Contact Announces Private Placement
Contact Exploration Inc. (“Contact” or the “Company”) (TSX VENTURE:CEX) is pleased to announce its intention to complete a brokered private placement of up to 12,500,000 common shares (the “Shares”) of the Company, at a price of $0.26 per Share, and up to 5,833,334 Shares to be issued on a “flow-through” basis pursuant to the Income Tax Act (Canada) (the “Flow-Through Shares”), at a price of $0.30 per Flow-Through Share, for aggregate gross proceeds of up to $5,000,000 (the “Private Placement”).
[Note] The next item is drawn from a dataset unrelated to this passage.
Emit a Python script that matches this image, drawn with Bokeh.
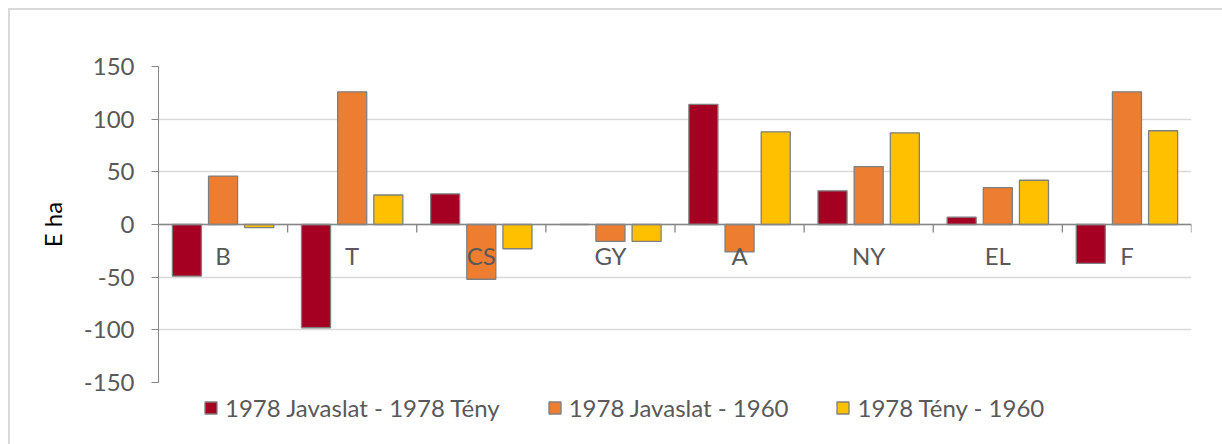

The Private Placement is to be conducted on a commercially reasonable “best efforts” agency basis through a syndicate of agents led by Integral Wealth Securities Limited (collectively, the “Agents”). As part of the Private Placement, the Company has agreed to grant the Agents an option, exercisable at any time up to 24 hours prior to the closing of the Private Placement, to offer for sale up to an additional 1,875,000 Shares, at a price of $0.26 per additional Share, and up to an additional 875,000 Flow-Through Shares, at a price of $0.30 per additional Flow-Through Share, for additional aggregate gross proceeds of $750,000, if fully exercised. The Private Placement is expected to close on or about August 8, 2013.
Proceeds from the Private Placement will be used to fund the Company’s drilling and operational activity in the East Kakwa Montney Project area in the Deep Basin in Alberta and for general corporate purposes. In particular, Contact will incur eligible Canadian Exploration Expenses (within the meaning of the Income Tax Act (Canada)), in an amount equal to the aggregate subscription price for the Flow-Through Shares, by December 31, 2014, and renounce such expenses to purchasers of Flow-Through Shares effective December 31, 2013.
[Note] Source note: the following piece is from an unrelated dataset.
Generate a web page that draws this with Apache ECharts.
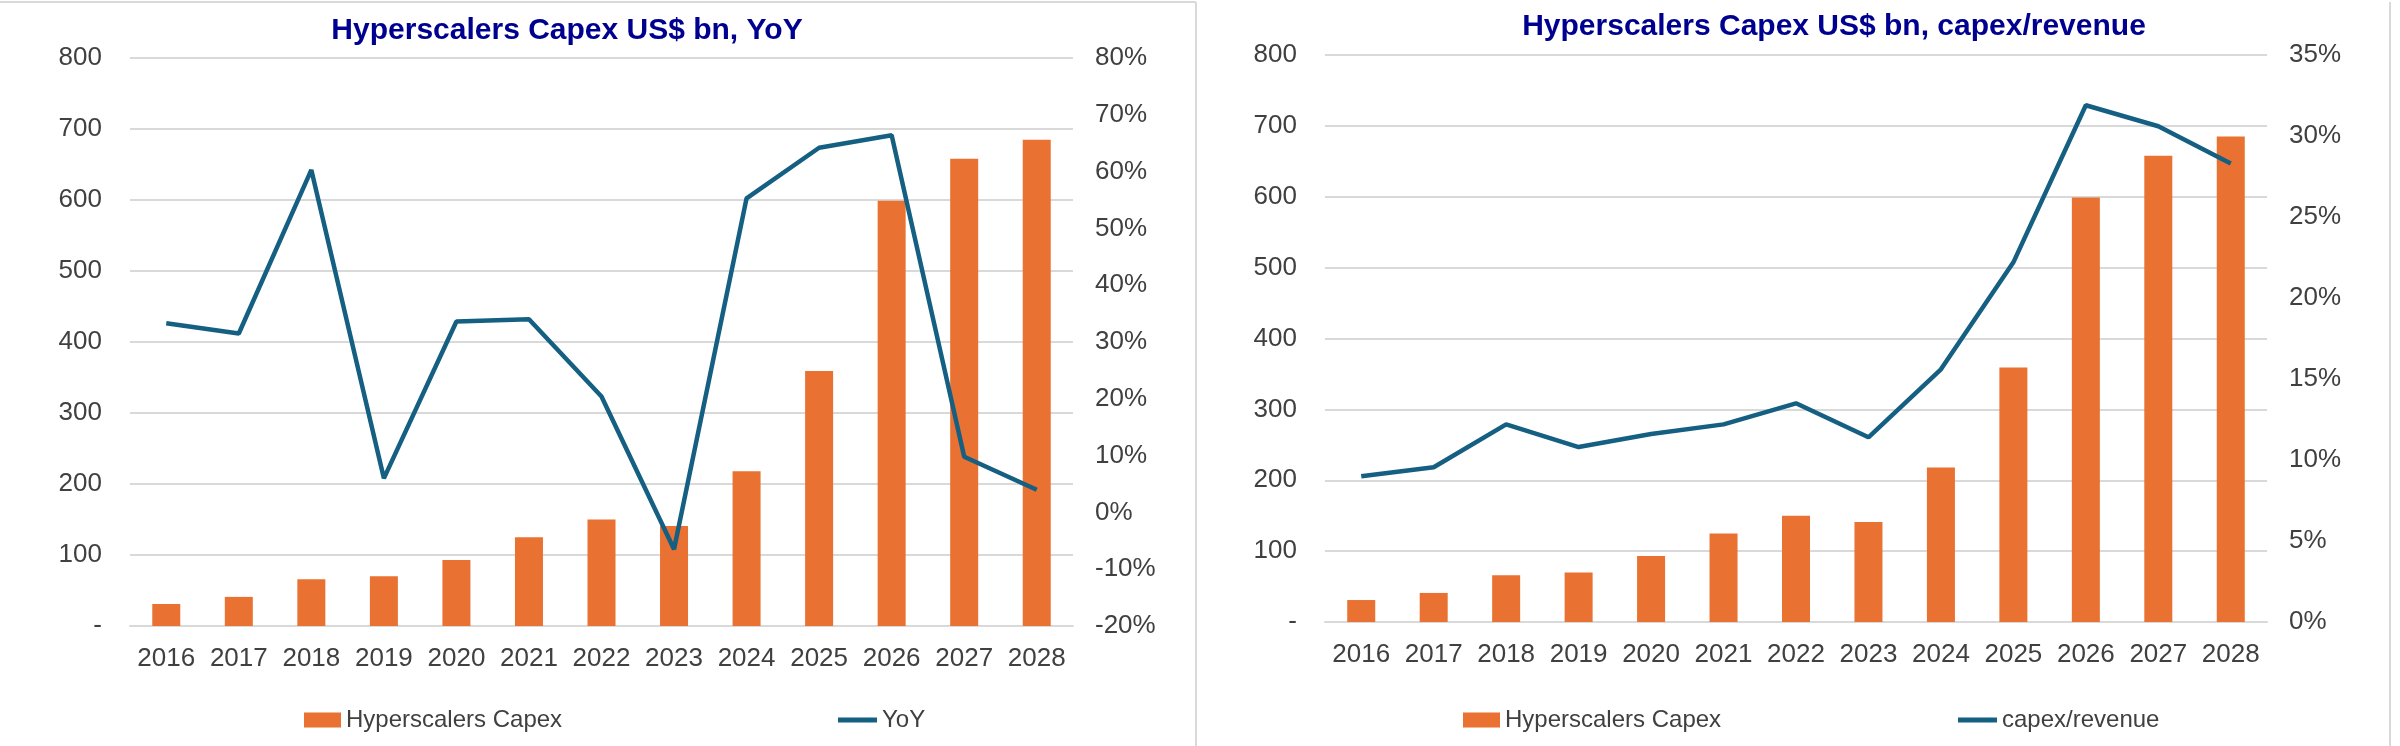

All securities issued pursuant to the Private Placement will be subject to a four-month hold period from the closing date. The Private Placement is subject to approval of the TSX Venture Exchange.
The securities offered have not been, and will not be, registered under the United States Securities Act of 1933, as amended or any U.S. state securities laws and may not be offered or sold in the United States or to United States persons absent registration or any applicable exemption from the registration requirement of the U.S. Securities Act and applicable U.S. state securities laws. This press release shall not constitute an offer to sell or the solicitation of an offer to buy, nor shall there by any sale of these securities in any jurisdiction in which such offer, solicitation or sale would be unlawful.